To Benjamin Franklin from ——— Carroll, Marquise d’Auzoüer, 4 July 1778

From ——— Carroll, Marquise d’Auzoüer5

ALS: University of Pennsylvania Library

Madame dauzouer hotel de flandre rue dophine
pres le pont neuf ce 4 julliet 17786

Quoi que je vous sois, Monsieur, tres inconue permettez-moy d’envoyer savoir l’heure ou je pourai avoir l’honneur de vous voir demain, ou tout autre jour de votre comodité. J’ésperere que vous voudrai bien m’accorder cette grace. Je suis une proche parante de messieurs carrolls qui habitent anapolie dans le meriland. Je vous assure, monsieur, que je prand beaucoup de part a tous les succés de votre patrie et que personne ne sauroit être plus que moy, penetrée des sentimens de veneration qui vous sont dus. Avec lesquels j’ai l’honneur d’etre Monsieur Votre tres humble et tres obeissante servante

Carroll Dauzoüer

Notation: Carroll 4 juillet 1777.

[Note numbering follows the Franklin Papers source.]

5A close French relative, as she says, of the Carrolls of Carrollton. She had been in touch with Charles Carroll, BF’s companion on the mission to Canada, as early as 1771, when she had written to ask him why he had not paid her the visit he had promised during his school days in France years before, and to inquire about the American branch of the family. His reply ascribed his not keeping the promise “to a certain giddiness incident to youth,” and gave her a detailed genealogy. J.G.D. Paul, “A Lost Letter-Book of Charles Carroll of Carrollton,” Md. Hist. Mag., XXXII (1937), 203–8. She had either kept up the correspondence since then or was renewing it with some vigor. On July 12 she wrote BF again from Paris, to regret that the enclosed letters were probably too late to go with the dispatches of which he had spoken; but she had recently written Mr.
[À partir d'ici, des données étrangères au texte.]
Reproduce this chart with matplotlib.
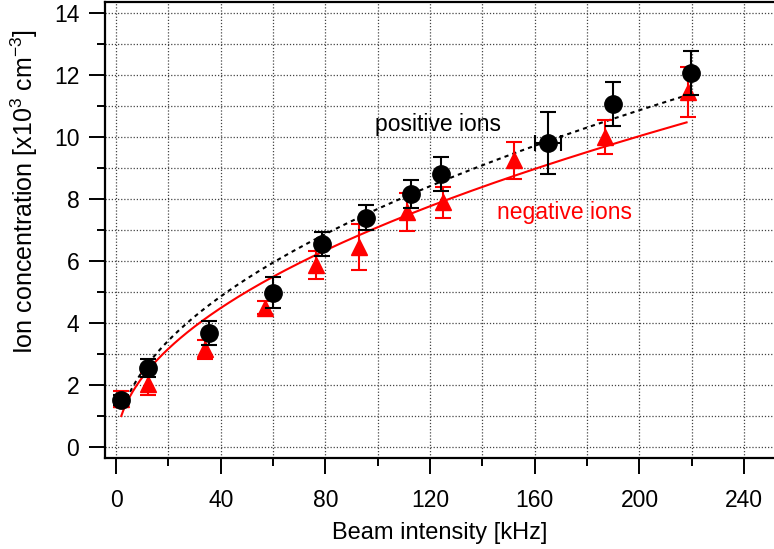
import numpy as np
from matplotlib import pyplot as plt
from matplotlib.ticker import MultipleLocator

plt.rcParams['font.family'] = ['Liberation Sans', 'DejaVu Sans']
plt.rcParams['mathtext.fontset'] = 'custom'
plt.rcParams['mathtext.rm'] = 'Liberation Sans'
plt.rcParams['mathtext.it'] = 'Liberation Sans'

# positive ions (black circles)
pos_x = [1.9, 12.2, 35.5, 60.0, 78.7, 95.5, 112.7, 124.2, 165.0, 190.0, 219.7]
pos_y = [1.52, 2.55, 3.68, 4.97, 6.55, 7.39, 8.16, 8.80, 9.80, 11.06, 12.06]
pos_yerr = [0.15, 0.3, 0.4, 0.5, 0.4, 0.4, 0.45, 0.55, 1.0, 0.7, 0.7]
pos_xerr = [0, 0, 0, 0, 0, 0, 0, 0, 5.0, 0, 0]

# negative ions (red triangles)
neg_x = [1.9, 12.2, 34.0, 57.0, 76.4, 93.0, 111.0, 125.0, 152.0, 187.0, 218.4]
neg_y = [1.55, 2.03, 3.15, 4.50, 5.87, 6.45, 7.58, 7.90, 9.25, 10.00, 11.45]
neg_yerr = [0.25, 0.35, 0.3, 0.2, 0.45, 0.75, 0.6, 0.5, 0.6, 0.55, 0.8]

# power-law fits y = a * x^b
pos_fit = (0.768, 0.5)
neg_fit = (0.709, 0.5)
pos_fit_range = (4.0, 218.0)
neg_fit_range = (2.0, 218.0)

red = '#ff0000'

fig = plt.figure(figsize=(7.74, 5.49), dpi=100)
ax = fig.add_axes([0.1357, 0.1658, 0.8643, 0.8306])

xf = np.linspace(*pos_fit_range, 300)
ax.plot(xf, pos_fit[0] * xf ** pos_fit[1], color='black', linestyle=(0, (2, 2)), linewidth=1.5, zorder=3)
xf = np.linspace(*neg_fit_range, 300)
ax.plot(xf, neg_fit[0] * xf ** neg_fit[1], color=red, linestyle='-', linewidth=1.5, zorder=3)

ax.errorbar(neg_x, neg_y, yerr=neg_yerr, fmt='^', color=red, markersize=11,
            capsize=5.5, elinewidth=1.5, capthick=1.5, zorder=4)
ax.errorbar(pos_x, pos_y, yerr=pos_yerr, xerr=pos_xerr, fmt='o', color='black', markersize=12.5,
            capsize=5.5, elinewidth=1.5, capthick=1.5, zorder=5)

ax.text(99, 10.4, 'positive ions', color='black', fontsize=16.5, va='center', ha='left')
ax.text(145.5, 7.55, 'negative ions', color=red, fontsize=16.5, va='center', ha='left')

ax.set_xlim(-4.2, 251.4)
ax.set_ylim(-0.35, 14.35)
ax.xaxis.set_major_locator(MultipleLocator(40))
ax.xaxis.set_minor_locator(MultipleLocator(20))
ax.yaxis.set_major_locator(MultipleLocator(2))
ax.yaxis.set_minor_locator(MultipleLocator(1))

ax.grid(which='both', color='#444444', linestyle=(0, (1, 1.5)), linewidth=0.9)
ax.set_axisbelow(True)

ax.spines['right'].set_visible(False)
for s in ['left', 'bottom', 'top']:
    ax.spines[s].set_linewidth(1.6)

ax.tick_params(which='major', direction='out', length=11.5, width=1.4, labelsize=16.5, pad=7)
ax.tick_params(which='minor', direction='out', length=6, width=1.4)
ax.tick_params(axis='x', which='both', top=False)
ax.tick_params(axis='x', which='major', pad=11)

ax.set_xlabel('Beam intensity [kHz]', fontsize=17, labelpad=7)
ax.set_ylabel(r'Ion concentration [x10$^{3}$ cm$^{-3}$]', fontsize=18, labelpad=8)
ax.yaxis.set_label_coords(-0.097, 0.585)

fig.savefig('out.png', dpi=100)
Carroll by Mr. “Mayland” (James Moylan, the commissioners’ agent at Lorient), “ce qui multiplira mes lettres.” She expressed her pleasure at meeting BF and her enthusiasm for his cause, and added regards from her husband, “un gentilhomme qui vit dans sa terre dont il est le seigneur et de sa paroisse.” They were leaving in a fortnight for their country estate; if letters came for her from Mr. Carroll, would he please forward them? University of Pa. Library.

6The final digit could be read as a 7. But her husband referred in a letter of Jan. 21, 1780, to a meeting that he and his wife had had with BF in July, 1778, and she reminded BF of her visit in that year when she wrote him on Oct. 12, 1784. APS.